Ни одно слово в Лексиконе Б не было идеологически нейтральным. Очень многие являлись эвфемизмами. Например, такие слова, как «радлаг» (лагерь радости, то есть каторжный лагерь) или «Главмир» (Главный комитет мира, то есть министерство войны), имели значения, почти противоположные очевидным. С другой стороны, некоторые термины демонстрировали откровенное и презрительное понимание реальной природы общества Океании. Пример — «масскорм», то есть дешевые развлечения и фальшивые новости, которыми Партия пичкала массы. Иные неоднозначные слова несли позитивную коннотацию применительно к Партии и негативную применительно к ее врагам. Но существовало и множество слов, на первый взгляд казавшихся простыми сокращениями: им придавало идеологическую окраску не их значение, а сама их структура.

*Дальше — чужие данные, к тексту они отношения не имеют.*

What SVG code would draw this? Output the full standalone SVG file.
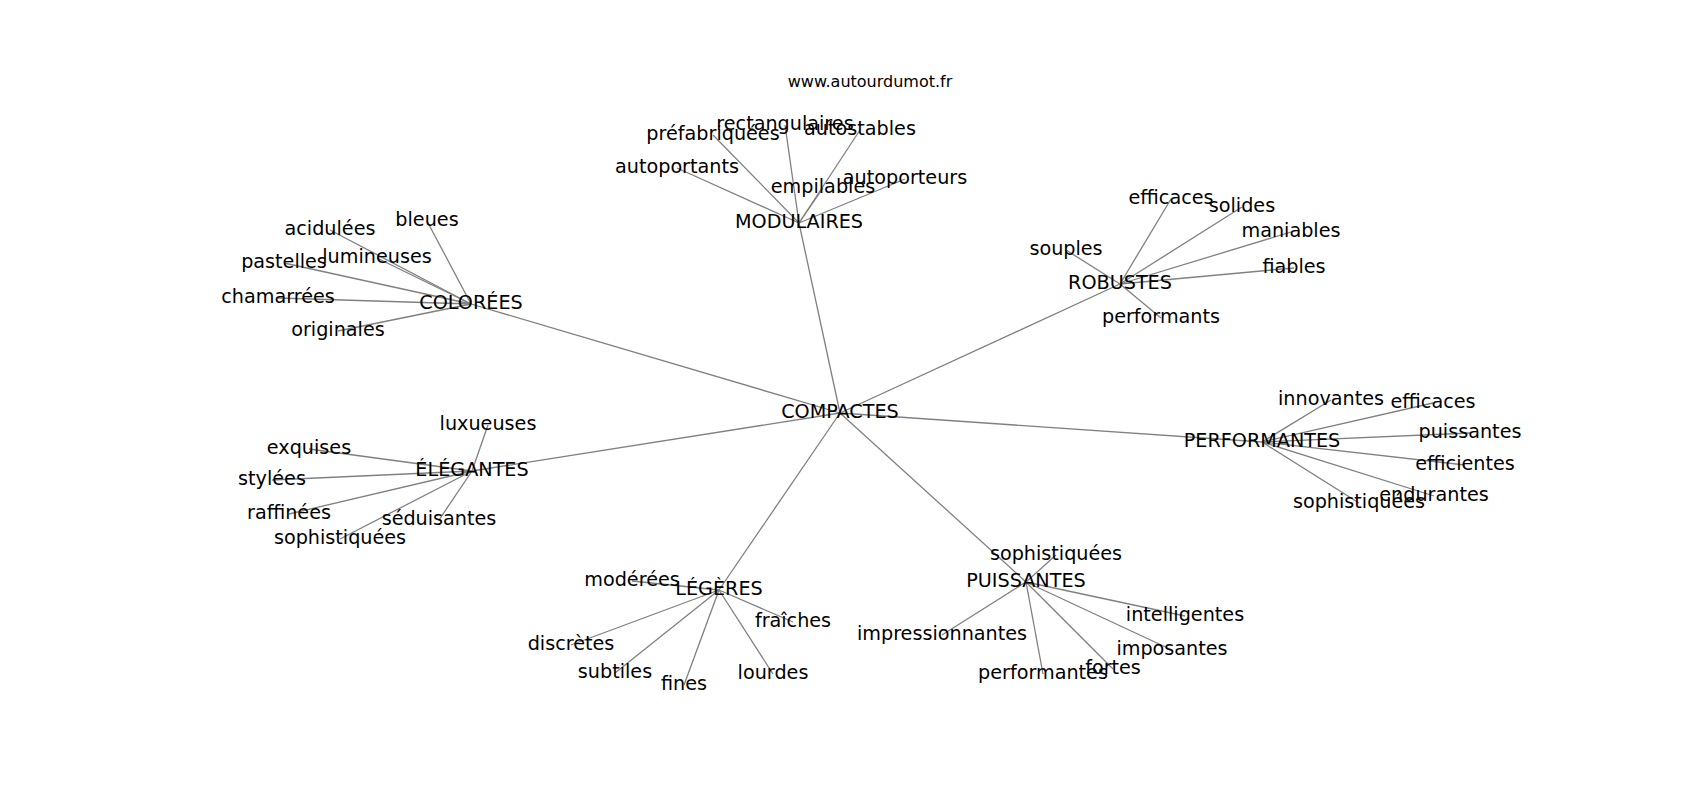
<svg xmlns="http://www.w3.org/2000/svg" width="1700" height="800" viewBox="0 0 1700 800">
<style>
text{font-family:"DejaVu Sans","Liberation Sans",sans-serif;font-size:19.2px;fill:#000;text-anchor:middle}
.title{font-size:16px}
#edges line{stroke:#808080;stroke-width:1.3}
</style>
<rect width="1700" height="800" fill="#fff"/>
<text class="title" x="870" y="87">www.autourdumot.fr</text>
<g id="edges">
<line x1="840" y1="413" x2="799" y2="223"/>
<line x1="840" y1="413" x2="471" y2="304"/>
<line x1="840" y1="413" x2="1120" y2="284"/>
<line x1="840" y1="413" x2="1262" y2="442"/>
<line x1="840" y1="413" x2="472" y2="471"/>
<line x1="840" y1="413" x2="719" y2="590"/>
<line x1="840" y1="413" x2="1026" y2="582"/>
<line x1="799" y1="223" x2="785" y2="125"/>
<line x1="799" y1="223" x2="713" y2="135"/>
<line x1="799" y1="223" x2="860" y2="130"/>
<line x1="799" y1="223" x2="677" y2="168"/>
<line x1="799" y1="223" x2="905" y2="179"/>
<line x1="799" y1="223" x2="823" y2="188"/>
<line x1="471" y1="304" x2="427" y2="221"/>
<line x1="471" y1="304" x2="330" y2="230"/>
<line x1="471" y1="304" x2="377" y2="258"/>
<line x1="471" y1="304" x2="284" y2="263"/>
<line x1="471" y1="304" x2="278" y2="298"/>
<line x1="471" y1="304" x2="338" y2="331"/>
<line x1="1120" y1="284" x2="1171" y2="199"/>
<line x1="1120" y1="284" x2="1242" y2="207"/>
<line x1="1120" y1="284" x2="1291" y2="232"/>
<line x1="1120" y1="284" x2="1066" y2="250"/>
<line x1="1120" y1="284" x2="1294" y2="268"/>
<line x1="1120" y1="284" x2="1161" y2="318"/>
<line x1="1262" y1="442" x2="1331" y2="400"/>
<line x1="1262" y1="442" x2="1433" y2="403"/>
<line x1="1262" y1="442" x2="1470" y2="433"/>
<line x1="1262" y1="442" x2="1465" y2="465"/>
<line x1="1262" y1="442" x2="1434" y2="496"/>
<line x1="1262" y1="442" x2="1359" y2="503"/>
<line x1="472" y1="471" x2="488" y2="425"/>
<line x1="472" y1="471" x2="309" y2="449"/>
<line x1="472" y1="471" x2="272" y2="480"/>
<line x1="472" y1="471" x2="289" y2="514"/>
<line x1="472" y1="471" x2="439" y2="520"/>
<line x1="472" y1="471" x2="340" y2="539"/>
<line x1="719" y1="590" x2="632" y2="581"/>
<line x1="719" y1="590" x2="571" y2="645"/>
<line x1="719" y1="590" x2="615" y2="673"/>
<line x1="719" y1="590" x2="684" y2="685"/>
<line x1="719" y1="590" x2="773" y2="674"/>
<line x1="719" y1="590" x2="793" y2="622"/>
<line x1="1026" y1="582" x2="1056" y2="555"/>
<line x1="1026" y1="582" x2="942" y2="635"/>
<line x1="1026" y1="582" x2="1043" y2="674"/>
<line x1="1026" y1="582" x2="1113" y2="669"/>
<line x1="1026" y1="582" x2="1172" y2="650"/>
<line x1="1026" y1="582" x2="1185" y2="616"/>
</g>
<g id="n-compactes"><text x="840" y="418">COMPACTES</text></g>
<g id="n-modulaires"><text x="799" y="228">MODULAIRES</text></g>
<g id="n-rectangulaires"><text x="785" y="130">rectangulaires</text></g>
<g id="n-prefabriquees"><text x="713" y="140">préfabriquées</text></g>
<g id="n-autostables"><text x="860" y="135">autostables</text></g>
<g id="n-autoportants"><text x="677" y="173">autoportants</text></g>
<g id="n-autoporteurs"><text x="905" y="184">autoporteurs</text></g>
<g id="n-empilables"><text x="823" y="193">empilables</text></g>
<g id="n-colorees"><text x="471" y="309">COLORÉES</text></g>
<g id="n-bleues"><text x="427" y="226">bleues</text></g>
<g id="n-acidulees"><text x="330" y="235">acidulées</text></g>
<g id="n-lumineuses"><text x="377" y="263">lumineuses</text></g>
<g id="n-pastelles"><text x="284" y="268">pastelles</text></g>
<g id="n-chamarrees"><text x="278" y="303">chamarrées</text></g>
<g id="n-originales"><text x="338" y="336">originales</text></g>
<g id="n-robustes"><text x="1120" y="289">ROBUSTES</text></g>
<g id="n-efficaces1"><text x="1171" y="204">efficaces</text></g>
<g id="n-solides"><text x="1242" y="212">solides</text></g>
<g id="n-maniables"><text x="1291" y="237">maniables</text></g>
<g id="n-souples"><text x="1066" y="255">souples</text></g>
<g id="n-fiables"><text x="1294" y="273">fiables</text></g>
<g id="n-performants"><text x="1161" y="323">performants</text></g>
<g id="n-performantes"><text x="1262" y="447">PERFORMANTES</text></g>
<g id="n-innovantes"><text x="1331" y="405">innovantes</text></g>
<g id="n-efficaces2"><text x="1433" y="408">efficaces</text></g>
<g id="n-puissantes"><text x="1470" y="438">puissantes</text></g>
<g id="n-efficientes"><text x="1465" y="470">efficientes</text></g>
<g id="n-endurantes"><text x="1434" y="501">endurantes</text></g>
<g id="n-sophistiquees1"><text x="1359" y="508">sophistiquées</text></g>
<g id="n-elegantes"><text x="472" y="476">ÉLÉGANTES</text></g>
<g id="n-luxueuses"><text x="488" y="430">luxueuses</text></g>
<g id="n-exquises"><text x="309" y="454">exquises</text></g>
<g id="n-stylees"><text x="272" y="485">stylées</text></g>
<g id="n-raffinees"><text x="289" y="519">raffinées</text></g>
<g id="n-seduisantes"><text x="439" y="525">séduisantes</text></g>
<g id="n-sophistiquees2"><text x="340" y="544">sophistiquées</text></g>
<g id="n-legeres"><text x="719" y="595">LÉGÈRES</text></g>
<g id="n-moderees"><text x="632" y="586">modérées</text></g>
<g id="n-discretes"><text x="571" y="650">discrètes</text></g>
<g id="n-subtiles"><text x="615" y="678">subtiles</text></g>
<g id="n-fines"><text x="684" y="690">fines</text></g>
<g id="n-lourdes"><text x="773" y="679">lourdes</text></g>
<g id="n-fraiches"><text x="793" y="627">fraîches</text></g>
<g id="n-puissantes-hub"><text x="1026" y="587">PUISSANTES</text></g>
<g id="n-sophistiquees3"><text x="1056" y="560">sophistiquées</text></g>
<g id="n-impressionnantes"><text x="942" y="640">impressionnantes</text></g>
<g id="n-performantes2"><text x="1043" y="679">performantes</text></g>
<g id="n-fortes"><text x="1113" y="674">fortes</text></g>
<g id="n-imposantes"><text x="1172" y="655">imposantes</text></g>
<g id="n-intelligentes"><text x="1185" y="621">intelligentes</text></g>
</svg>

Все, что имело или могло иметь хоть какое-то политическое значение и в чем его можно было, при должной фантазии, отыскать, помещалось в Лексикон Б. Названиям всех организаций, групп людей, доктрин, стран, институтов, общественных зданий непременно придавалась знакомая форма: одно легкопроизносимое слово с минимальным количеством слогов и очевид- ным происхождением. Так, архивный сектор в составе Главного комитета истины, где работал Уинстон Смит, назывался архсек, сектор художественной литературы — худлитсек, сектор телепрограмм — телесек и так далее. Смысл заключался не только в экономии времени. Еще в первые десятилетия XX века сложносокращенные слова стали характерными для политического языка, и было замечено, что к таким конструкциям особенно тяготели тоталитарные государства и организации. Среди примеров — «наци», «гестапо», «Коминтерн», «Инпрекор», «агитпроп». Поначалу эта практика складывалась стихийно, но в новоречи она имела осознанную цель. Считалось, что, сокращая таким образом название, можно отсечь большую часть облепивших его ассоциаций и таким образом сузить и подкорректировать его значение.